If an exchange between two parties is voluntary, it won’t take place unless both believe they will benefit from it. If one or the other breaches an agreement, we have a judicial system to arbitrate/mitigate the disagreement.
So why does the legislature persist in imposing what these people can or can’t agree to?
“Half the harm that is done in this world is due to people who want to feel important. They don’t mean to do harm; but the harm does not interest them. Or they do not see it, or they justify it because they are absorbed in the endless struggle to think well of themselves.” ― T.S. Eliot
The dark side of compassion is empathy, rooted in manipulation – manipulating or controlling others for personal gain. It can come from an acquaintance, a politician, a co-worker, a friend, a spouse, …even a child. And it certainly can come from a government with, at best, marginal accountability.
Most of Vermont’s housing problem was created by bad tenants and the laws that protect them. Making it more. difficult to evict someone isn’t going to help
“Aronds has lived in seven different apartments in Burlington over the past nine years and has been subjected to four no-cause terminations of her lease since 2022”.
Even without any lurid details of her living habits, she sounds like a property owner’s nightmare and does not create the impression of a very good “tenant representative”. Regardless of the “housing is a human right” mantra, a rental is a business arrangement with a contract and both sides need to live up their agreed-upon obligations. Perhaps small-scale landlords are not well represented in the Vermont legislature and they fail to realize that the service they provide is essential and made onerous by the regulations imposed by lawmakers and municipalities? Should landlords all sell their properties and “learn to code”?
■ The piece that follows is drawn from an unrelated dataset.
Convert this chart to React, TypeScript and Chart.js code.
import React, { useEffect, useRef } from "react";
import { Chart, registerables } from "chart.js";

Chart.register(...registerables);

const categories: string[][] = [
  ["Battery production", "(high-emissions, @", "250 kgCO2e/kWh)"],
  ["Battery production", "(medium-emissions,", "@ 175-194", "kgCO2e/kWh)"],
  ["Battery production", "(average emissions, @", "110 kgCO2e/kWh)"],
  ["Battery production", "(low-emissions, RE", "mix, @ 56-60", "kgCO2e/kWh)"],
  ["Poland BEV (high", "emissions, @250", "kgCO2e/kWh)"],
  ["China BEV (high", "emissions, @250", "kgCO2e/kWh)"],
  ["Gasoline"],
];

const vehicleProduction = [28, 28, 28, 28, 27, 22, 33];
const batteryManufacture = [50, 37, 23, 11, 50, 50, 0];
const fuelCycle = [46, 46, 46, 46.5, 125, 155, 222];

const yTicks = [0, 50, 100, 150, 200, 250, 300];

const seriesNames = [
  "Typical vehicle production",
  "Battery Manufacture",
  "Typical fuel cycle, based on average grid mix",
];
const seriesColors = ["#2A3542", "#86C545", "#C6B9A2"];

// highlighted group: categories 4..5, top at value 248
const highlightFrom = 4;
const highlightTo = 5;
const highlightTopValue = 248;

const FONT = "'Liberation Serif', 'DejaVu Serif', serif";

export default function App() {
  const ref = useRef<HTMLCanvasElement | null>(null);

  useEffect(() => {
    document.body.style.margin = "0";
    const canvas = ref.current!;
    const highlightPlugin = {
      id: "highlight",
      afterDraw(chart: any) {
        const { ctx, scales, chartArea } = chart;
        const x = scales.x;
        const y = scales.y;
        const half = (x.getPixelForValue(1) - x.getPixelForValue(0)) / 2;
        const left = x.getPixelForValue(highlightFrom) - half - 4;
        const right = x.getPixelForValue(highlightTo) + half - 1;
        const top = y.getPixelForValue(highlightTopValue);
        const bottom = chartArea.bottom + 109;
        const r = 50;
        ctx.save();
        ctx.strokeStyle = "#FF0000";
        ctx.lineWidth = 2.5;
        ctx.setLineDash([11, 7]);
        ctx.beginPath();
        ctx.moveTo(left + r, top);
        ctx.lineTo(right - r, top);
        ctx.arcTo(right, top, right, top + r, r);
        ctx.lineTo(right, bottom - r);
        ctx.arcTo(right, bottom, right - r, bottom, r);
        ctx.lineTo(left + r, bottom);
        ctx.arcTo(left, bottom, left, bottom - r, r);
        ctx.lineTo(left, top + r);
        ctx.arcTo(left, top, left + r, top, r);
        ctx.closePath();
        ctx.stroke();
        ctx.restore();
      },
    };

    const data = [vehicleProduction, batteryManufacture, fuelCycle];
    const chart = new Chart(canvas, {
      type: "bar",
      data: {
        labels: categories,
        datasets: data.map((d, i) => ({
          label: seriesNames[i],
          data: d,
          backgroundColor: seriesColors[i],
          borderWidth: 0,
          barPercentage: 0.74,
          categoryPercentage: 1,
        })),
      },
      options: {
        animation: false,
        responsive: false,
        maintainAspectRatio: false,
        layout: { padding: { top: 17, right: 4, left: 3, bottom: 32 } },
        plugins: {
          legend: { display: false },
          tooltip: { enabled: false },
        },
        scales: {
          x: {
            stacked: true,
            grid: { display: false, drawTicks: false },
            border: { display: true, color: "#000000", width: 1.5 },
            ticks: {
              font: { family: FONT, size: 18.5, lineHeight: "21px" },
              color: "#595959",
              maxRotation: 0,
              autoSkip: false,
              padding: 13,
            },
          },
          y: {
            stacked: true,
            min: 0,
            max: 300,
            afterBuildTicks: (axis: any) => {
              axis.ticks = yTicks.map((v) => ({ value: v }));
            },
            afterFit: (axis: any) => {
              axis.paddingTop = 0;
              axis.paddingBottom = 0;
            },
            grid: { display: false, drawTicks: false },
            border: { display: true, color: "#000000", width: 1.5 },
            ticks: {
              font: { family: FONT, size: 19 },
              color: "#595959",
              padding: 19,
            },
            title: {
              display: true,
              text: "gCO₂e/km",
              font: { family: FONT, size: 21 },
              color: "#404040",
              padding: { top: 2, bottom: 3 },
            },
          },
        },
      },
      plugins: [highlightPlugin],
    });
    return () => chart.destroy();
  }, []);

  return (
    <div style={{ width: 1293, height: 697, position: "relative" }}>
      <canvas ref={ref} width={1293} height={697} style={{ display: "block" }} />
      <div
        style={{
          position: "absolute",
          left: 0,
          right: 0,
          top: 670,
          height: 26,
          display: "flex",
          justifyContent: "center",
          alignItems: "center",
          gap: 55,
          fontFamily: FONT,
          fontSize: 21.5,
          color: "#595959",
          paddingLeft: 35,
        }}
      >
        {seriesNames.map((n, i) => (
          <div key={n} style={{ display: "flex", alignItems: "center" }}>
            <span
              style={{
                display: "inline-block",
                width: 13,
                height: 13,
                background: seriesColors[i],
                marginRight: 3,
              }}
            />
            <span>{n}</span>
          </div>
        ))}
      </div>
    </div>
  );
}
I own income properties in Vermont. The key to never having this happen is to qualify the tenants with 1 – 3 income (3x the rent equals monthly income), 740+ credit, 2-3 years at a job, 2-3 years rental history and solid personal references. I’ve never had a tenant not be able to pay their rent, and I get top $$ for my properties because they are excellent properties. I would never own a property in Burlington or Rutland due to their poor record of supporting landlords.
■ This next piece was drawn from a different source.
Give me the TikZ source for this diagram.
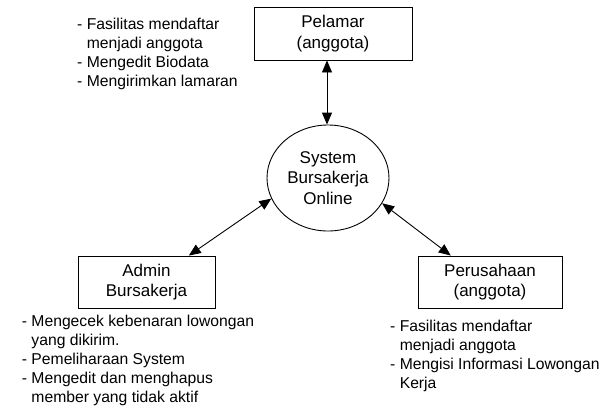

I lived in Rural Edge subsidized housing. I subsist on SSI. I always paid rent and was reasonably careful with the place until I found affordable housing and returned to Phila. I got along with management.
The residents up the court from myself, one of whose residency was questionable, simply quit paying rent. It took the drawn out process to evict them.
It took us 18 months to finally get an order to evict. During that time, the tenant paid zero rent, did $18,000 damage to the property, threatened our electrician, threatened to assault my husband, threatened to kill my husband, tried to ram my husband’s truck with his and left dead animals on our property. We hired a housing lawyer and still got nowhere because Vermont is tenant friendly and has zero laws to protect a landlord. The only way we got him out was because he ran the electric bill to $300/month with only electric lights and washer and dryer. Turns out you can try to kill people and destroy their property, but you can’t do something heinous like grow pot in their house. Thank goodness for that.
Was in the rental business only once in my life and it will never happen again. SCAM DEMIC told you not to pay your rent.
There are plenty of protections for tenants in Vermont. If you have ever tried to evict a tenant you would know. I have been burned a few times for over 6 months rent. The court will usually delay and side with the tenant. Most rentals require a lease. If a tenant wants a longer lease, they should ask for it. It should be a legal contract that goes both ways. If the state is going to force things on landlords, they should offer them assistance or they should enact protections to ensure that landlords are not financially damaged. It should not just be one way. Passing bills like these are forcing small local landlords to sell (look at Burlington and Montpelier) and have big corporations move in. The legislature is turning into the Burlington city council.